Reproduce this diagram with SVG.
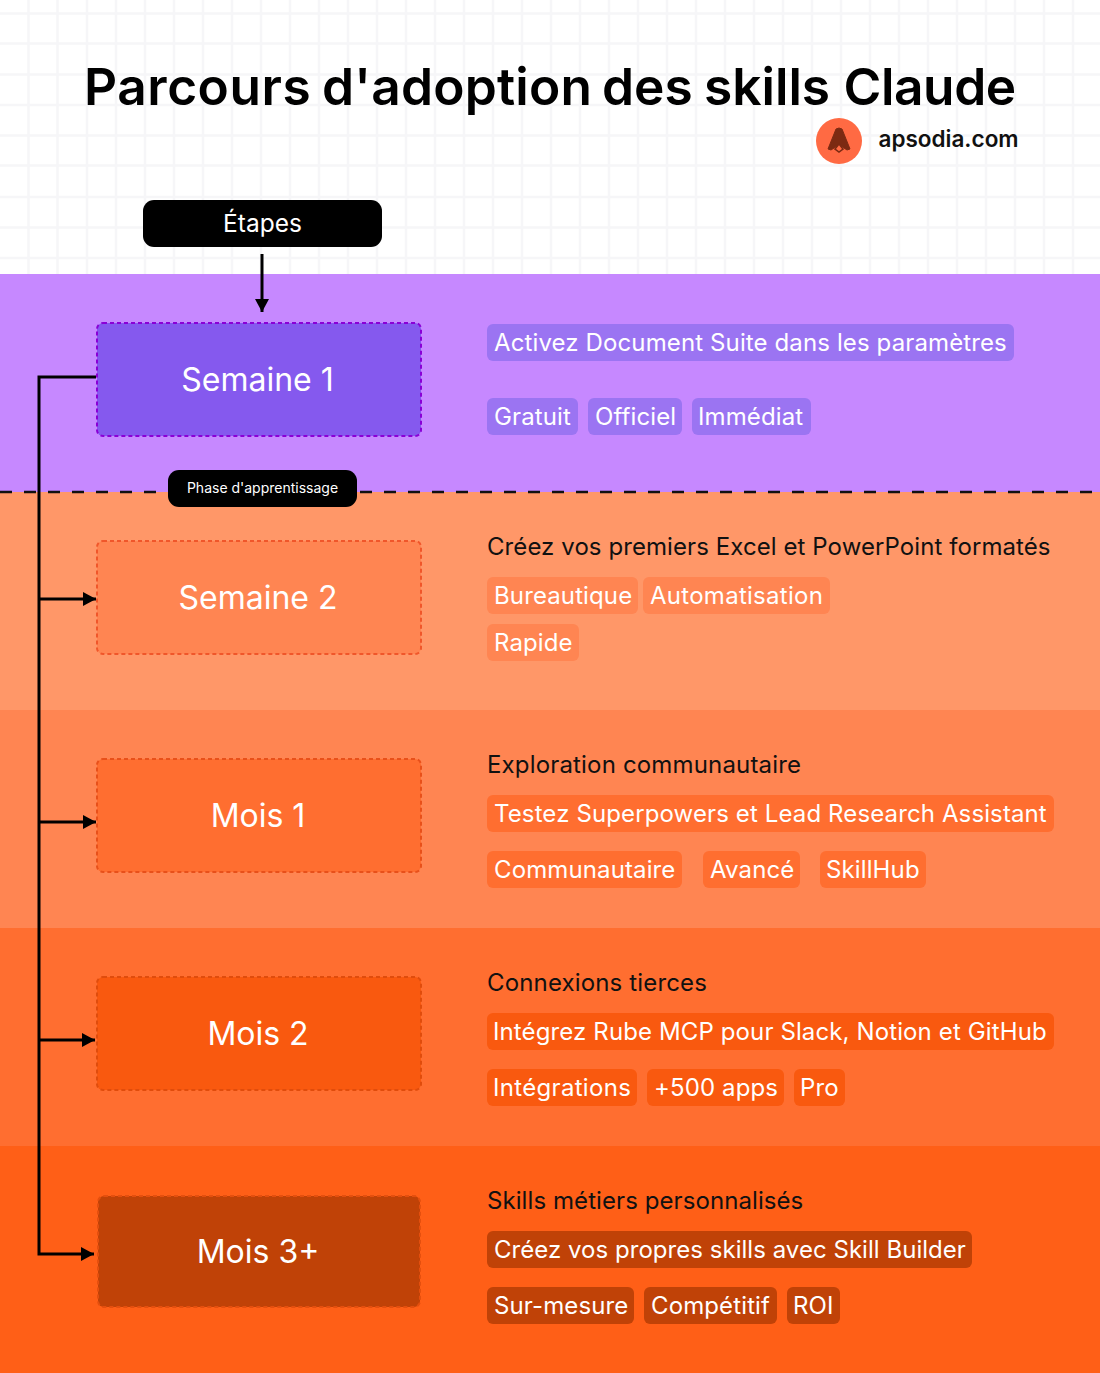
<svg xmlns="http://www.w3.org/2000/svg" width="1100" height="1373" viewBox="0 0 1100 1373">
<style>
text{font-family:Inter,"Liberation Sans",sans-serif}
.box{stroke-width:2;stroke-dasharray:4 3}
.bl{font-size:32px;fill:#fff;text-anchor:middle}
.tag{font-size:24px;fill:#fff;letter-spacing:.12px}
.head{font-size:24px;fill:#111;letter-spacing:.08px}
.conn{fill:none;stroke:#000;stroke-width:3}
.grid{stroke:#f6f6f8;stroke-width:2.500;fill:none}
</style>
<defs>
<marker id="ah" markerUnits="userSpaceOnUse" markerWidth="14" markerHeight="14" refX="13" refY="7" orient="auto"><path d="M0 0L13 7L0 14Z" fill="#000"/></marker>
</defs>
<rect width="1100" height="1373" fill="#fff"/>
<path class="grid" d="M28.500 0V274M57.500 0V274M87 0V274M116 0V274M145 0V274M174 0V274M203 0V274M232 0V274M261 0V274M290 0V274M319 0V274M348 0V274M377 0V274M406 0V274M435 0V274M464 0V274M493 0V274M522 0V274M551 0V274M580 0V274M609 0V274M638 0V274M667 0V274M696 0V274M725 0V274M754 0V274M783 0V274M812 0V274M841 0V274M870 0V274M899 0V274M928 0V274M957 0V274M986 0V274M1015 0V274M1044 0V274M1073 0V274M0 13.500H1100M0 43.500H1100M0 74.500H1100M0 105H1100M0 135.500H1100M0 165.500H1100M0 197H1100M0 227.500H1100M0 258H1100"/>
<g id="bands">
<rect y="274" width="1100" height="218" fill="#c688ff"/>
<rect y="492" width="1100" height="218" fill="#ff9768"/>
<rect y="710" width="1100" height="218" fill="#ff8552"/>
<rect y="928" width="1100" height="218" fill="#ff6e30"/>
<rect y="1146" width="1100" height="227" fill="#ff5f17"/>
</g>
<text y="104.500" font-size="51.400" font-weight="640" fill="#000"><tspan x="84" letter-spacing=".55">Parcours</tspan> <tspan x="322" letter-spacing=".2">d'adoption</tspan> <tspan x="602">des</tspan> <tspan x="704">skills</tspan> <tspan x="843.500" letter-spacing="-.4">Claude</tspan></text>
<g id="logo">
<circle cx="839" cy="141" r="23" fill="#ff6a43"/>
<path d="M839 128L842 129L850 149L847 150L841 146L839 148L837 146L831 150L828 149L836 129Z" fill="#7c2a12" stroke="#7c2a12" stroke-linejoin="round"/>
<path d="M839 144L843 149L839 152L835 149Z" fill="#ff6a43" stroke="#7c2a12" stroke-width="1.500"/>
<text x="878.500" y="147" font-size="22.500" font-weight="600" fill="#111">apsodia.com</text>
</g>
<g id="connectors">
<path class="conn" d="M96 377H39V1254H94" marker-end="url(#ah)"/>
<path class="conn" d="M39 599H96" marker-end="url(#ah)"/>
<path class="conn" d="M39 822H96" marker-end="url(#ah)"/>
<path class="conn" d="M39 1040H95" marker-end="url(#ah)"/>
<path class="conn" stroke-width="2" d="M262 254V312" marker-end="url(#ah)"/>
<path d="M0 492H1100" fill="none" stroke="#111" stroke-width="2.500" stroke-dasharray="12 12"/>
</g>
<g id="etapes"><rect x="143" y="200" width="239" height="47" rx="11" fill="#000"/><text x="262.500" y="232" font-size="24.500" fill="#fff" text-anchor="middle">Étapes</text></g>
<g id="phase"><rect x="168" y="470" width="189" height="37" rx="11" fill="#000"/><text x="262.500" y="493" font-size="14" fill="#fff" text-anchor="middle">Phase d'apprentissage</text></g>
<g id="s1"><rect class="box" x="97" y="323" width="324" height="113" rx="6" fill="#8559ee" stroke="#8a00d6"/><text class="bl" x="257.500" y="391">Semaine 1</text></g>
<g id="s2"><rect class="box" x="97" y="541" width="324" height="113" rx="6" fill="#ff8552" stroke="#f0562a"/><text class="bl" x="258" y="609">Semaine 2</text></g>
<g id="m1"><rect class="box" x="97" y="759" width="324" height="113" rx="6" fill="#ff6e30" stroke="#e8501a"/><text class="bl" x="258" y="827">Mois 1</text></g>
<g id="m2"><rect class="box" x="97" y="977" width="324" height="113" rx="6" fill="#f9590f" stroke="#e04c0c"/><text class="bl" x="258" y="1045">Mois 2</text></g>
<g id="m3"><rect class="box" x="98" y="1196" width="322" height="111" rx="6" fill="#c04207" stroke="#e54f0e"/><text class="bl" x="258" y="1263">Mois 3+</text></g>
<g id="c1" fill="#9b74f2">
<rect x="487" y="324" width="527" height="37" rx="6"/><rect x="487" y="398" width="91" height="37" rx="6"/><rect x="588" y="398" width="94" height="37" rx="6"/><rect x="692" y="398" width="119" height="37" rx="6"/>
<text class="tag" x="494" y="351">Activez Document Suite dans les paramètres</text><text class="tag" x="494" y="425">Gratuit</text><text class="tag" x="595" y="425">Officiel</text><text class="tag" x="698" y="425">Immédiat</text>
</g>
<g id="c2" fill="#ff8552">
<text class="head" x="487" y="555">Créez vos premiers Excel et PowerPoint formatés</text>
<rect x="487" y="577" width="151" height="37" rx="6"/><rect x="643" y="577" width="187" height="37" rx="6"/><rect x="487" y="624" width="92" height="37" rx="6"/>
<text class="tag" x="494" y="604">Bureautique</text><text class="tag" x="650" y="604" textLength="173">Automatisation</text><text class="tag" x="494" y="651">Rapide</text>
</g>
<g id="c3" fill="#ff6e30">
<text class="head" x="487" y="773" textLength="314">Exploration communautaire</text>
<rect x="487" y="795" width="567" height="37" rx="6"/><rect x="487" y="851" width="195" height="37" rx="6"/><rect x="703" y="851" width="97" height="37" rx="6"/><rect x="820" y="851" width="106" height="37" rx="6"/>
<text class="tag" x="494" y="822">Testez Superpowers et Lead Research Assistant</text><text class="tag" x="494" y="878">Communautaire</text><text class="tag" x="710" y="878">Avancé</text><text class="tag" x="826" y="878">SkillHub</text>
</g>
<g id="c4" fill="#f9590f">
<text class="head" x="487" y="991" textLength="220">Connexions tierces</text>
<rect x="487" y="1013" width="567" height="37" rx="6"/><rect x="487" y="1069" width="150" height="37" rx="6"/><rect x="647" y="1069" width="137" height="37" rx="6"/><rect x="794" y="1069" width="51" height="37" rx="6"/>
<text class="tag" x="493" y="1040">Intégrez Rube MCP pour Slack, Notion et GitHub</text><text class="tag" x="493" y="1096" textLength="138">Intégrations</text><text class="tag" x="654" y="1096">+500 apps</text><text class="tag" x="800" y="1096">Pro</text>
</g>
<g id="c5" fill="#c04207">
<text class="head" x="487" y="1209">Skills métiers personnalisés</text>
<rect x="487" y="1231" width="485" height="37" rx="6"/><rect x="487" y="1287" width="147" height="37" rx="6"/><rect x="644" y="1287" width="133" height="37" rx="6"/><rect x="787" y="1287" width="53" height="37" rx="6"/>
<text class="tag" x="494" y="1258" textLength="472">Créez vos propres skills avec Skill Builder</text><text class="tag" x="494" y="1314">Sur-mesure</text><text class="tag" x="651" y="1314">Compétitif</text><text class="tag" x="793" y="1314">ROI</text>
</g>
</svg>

Task prompt :: Repeat the lines above exactly, and keep every picture out.

Exercise response ::
Reproduce this diagram with SVG.
<svg xmlns="http://www.w3.org/2000/svg" width="1100" height="1373" viewBox="0 0 1100 1373">
<style>
text{font-family:Inter,"Liberation Sans",sans-serif}
.box{stroke-width:2;stroke-dasharray:4 3}
.bl{font-size:32px;fill:#fff;text-anchor:middle}
.tag{font-size:24px;fill:#fff;letter-spacing:.12px}
.head{font-size:24px;fill:#111;letter-spacing:.08px}
.conn{fill:none;stroke:#000;stroke-width:3}
.grid{stroke:#f6f6f8;stroke-width:2.500;fill:none}
</style>
<defs>
<marker id="ah" markerUnits="userSpaceOnUse" markerWidth="14" markerHeight="14" refX="13" refY="7" orient="auto"><path d="M0 0L13 7L0 14Z" fill="#000"/></marker>
</defs>
<rect width="1100" height="1373" fill="#fff"/>
<path class="grid" d="M28.500 0V274M57.500 0V274M87 0V274M116 0V274M145 0V274M174 0V274M203 0V274M232 0V274M261 0V274M290 0V274M319 0V274M348 0V274M377 0V274M406 0V274M435 0V274M464 0V274M493 0V274M522 0V274M551 0V274M580 0V274M609 0V274M638 0V274M667 0V274M696 0V274M725 0V274M754 0V274M783 0V274M812 0V274M841 0V274M870 0V274M899 0V274M928 0V274M957 0V274M986 0V274M1015 0V274M1044 0V274M1073 0V274M0 13.500H1100M0 43.500H1100M0 74.500H1100M0 105H1100M0 135.500H1100M0 165.500H1100M0 197H1100M0 227.500H1100M0 258H1100"/>
<g id="bands">
<rect y="274" width="1100" height="218" fill="#c688ff"/>
<rect y="492" width="1100" height="218" fill="#ff9768"/>
<rect y="710" width="1100" height="218" fill="#ff8552"/>
<rect y="928" width="1100" height="218" fill="#ff6e30"/>
<rect y="1146" width="1100" height="227" fill="#ff5f17"/>
</g>
<text y="104.500" font-size="51.400" font-weight="640" fill="#000"><tspan x="84" letter-spacing=".55">Parcours</tspan> <tspan x="322" letter-spacing=".2">d'adoption</tspan> <tspan x="602">des</tspan> <tspan x="704">skills</tspan> <tspan x="843.500" letter-spacing="-.4">Claude</tspan></text>
<g id="logo">
<circle cx="839" cy="141" r="23" fill="#ff6a43"/>
<path d="M839 128L842 129L850 149L847 150L841 146L839 148L837 146L831 150L828 149L836 129Z" fill="#7c2a12" stroke="#7c2a12" stroke-linejoin="round"/>
<path d="M839 144L843 149L839 152L835 149Z" fill="#ff6a43" stroke="#7c2a12" stroke-width="1.500"/>
<text x="878.500" y="147" font-size="22.500" font-weight="600" fill="#111">apsodia.com</text>
</g>
<g id="connectors">
<path class="conn" d="M96 377H39V1254H94" marker-end="url(#ah)"/>
<path class="conn" d="M39 599H96" marker-end="url(#ah)"/>
<path class="conn" d="M39 822H96" marker-end="url(#ah)"/>
<path class="conn" d="M39 1040H95" marker-end="url(#ah)"/>
<path class="conn" stroke-width="2" d="M262 254V312" marker-end="url(#ah)"/>
<path d="M0 492H1100" fill="none" stroke="#111" stroke-width="2.500" stroke-dasharray="12 12"/>
</g>
<g id="etapes"><rect x="143" y="200" width="239" height="47" rx="11" fill="#000"/><text x="262.500" y="232" font-size="24.500" fill="#fff" text-anchor="middle">Étapes</text></g>
<g id="phase"><rect x="168" y="470" width="189" height="37" rx="11" fill="#000"/><text x="262.500" y="493" font-size="14" fill="#fff" text-anchor="middle">Phase d'apprentissage</text></g>
<g id="s1"><rect class="box" x="97" y="323" width="324" height="113" rx="6" fill="#8559ee" stroke="#8a00d6"/><text class="bl" x="257.500" y="391">Semaine 1</text></g>
<g id="s2"><rect class="box" x="97" y="541" width="324" height="113" rx="6" fill="#ff8552" stroke="#f0562a"/><text class="bl" x="258" y="609">Semaine 2</text></g>
<g id="m1"><rect class="box" x="97" y="759" width="324" height="113" rx="6" fill="#ff6e30" stroke="#e8501a"/><text class="bl" x="258" y="827">Mois 1</text></g>
<g id="m2"><rect class="box" x="97" y="977" width="324" height="113" rx="6" fill="#f9590f" stroke="#e04c0c"/><text class="bl" x="258" y="1045">Mois 2</text></g>
<g id="m3"><rect class="box" x="98" y="1196" width="322" height="111" rx="6" fill="#c04207" stroke="#e54f0e"/><text class="bl" x="258" y="1263">Mois 3+</text></g>
<g id="c1" fill="#9b74f2">
<rect x="487" y="324" width="527" height="37" rx="6"/><rect x="487" y="398" width="91" height="37" rx="6"/><rect x="588" y="398" width="94" height="37" rx="6"/><rect x="692" y="398" width="119" height="37" rx="6"/>
<text class="tag" x="494" y="351">Activez Document Suite dans les paramètres</text><text class="tag" x="494" y="425">Gratuit</text><text class="tag" x="595" y="425">Officiel</text><text class="tag" x="698" y="425">Immédiat</text>
</g>
<g id="c2" fill="#ff8552">
<text class="head" x="487" y="555">Créez vos premiers Excel et PowerPoint formatés</text>
<rect x="487" y="577" width="151" height="37" rx="6"/><rect x="643" y="577" width="187" height="37" rx="6"/><rect x="487" y="624" width="92" height="37" rx="6"/>
<text class="tag" x="494" y="604">Bureautique</text><text class="tag" x="650" y="604" textLength="173">Automatisation</text><text class="tag" x="494" y="651">Rapide</text>
</g>
<g id="c3" fill="#ff6e30">
<text class="head" x="487" y="773" textLength="314">Exploration communautaire</text>
<rect x="487" y="795" width="567" height="37" rx="6"/><rect x="487" y="851" width="195" height="37" rx="6"/><rect x="703" y="851" width="97" height="37" rx="6"/><rect x="820" y="851" width="106" height="37" rx="6"/>
<text class="tag" x="494" y="822">Testez Superpowers et Lead Research Assistant</text><text class="tag" x="494" y="878">Communautaire</text><text class="tag" x="710" y="878">Avancé</text><text class="tag" x="826" y="878">SkillHub</text>
</g>
<g id="c4" fill="#f9590f">
<text class="head" x="487" y="991" textLength="220">Connexions tierces</text>
<rect x="487" y="1013" width="567" height="37" rx="6"/><rect x="487" y="1069" width="150" height="37" rx="6"/><rect x="647" y="1069" width="137" height="37" rx="6"/><rect x="794" y="1069" width="51" height="37" rx="6"/>
<text class="tag" x="493" y="1040">Intégrez Rube MCP pour Slack, Notion et GitHub</text><text class="tag" x="493" y="1096" textLength="138">Intégrations</text><text class="tag" x="654" y="1096">+500 apps</text><text class="tag" x="800" y="1096">Pro</text>
</g>
<g id="c5" fill="#c04207">
<text class="head" x="487" y="1209">Skills métiers personnalisés</text>
<rect x="487" y="1231" width="485" height="37" rx="6"/><rect x="487" y="1287" width="147" height="37" rx="6"/><rect x="644" y="1287" width="133" height="37" rx="6"/><rect x="787" y="1287" width="53" height="37" rx="6"/>
<text class="tag" x="494" y="1258" textLength="472">Créez vos propres skills avec Skill Builder</text><text class="tag" x="494" y="1314">Sur-mesure</text><text class="tag" x="651" y="1314">Compétitif</text><text class="tag" x="793" y="1314">ROI</text>
</g>
</svg>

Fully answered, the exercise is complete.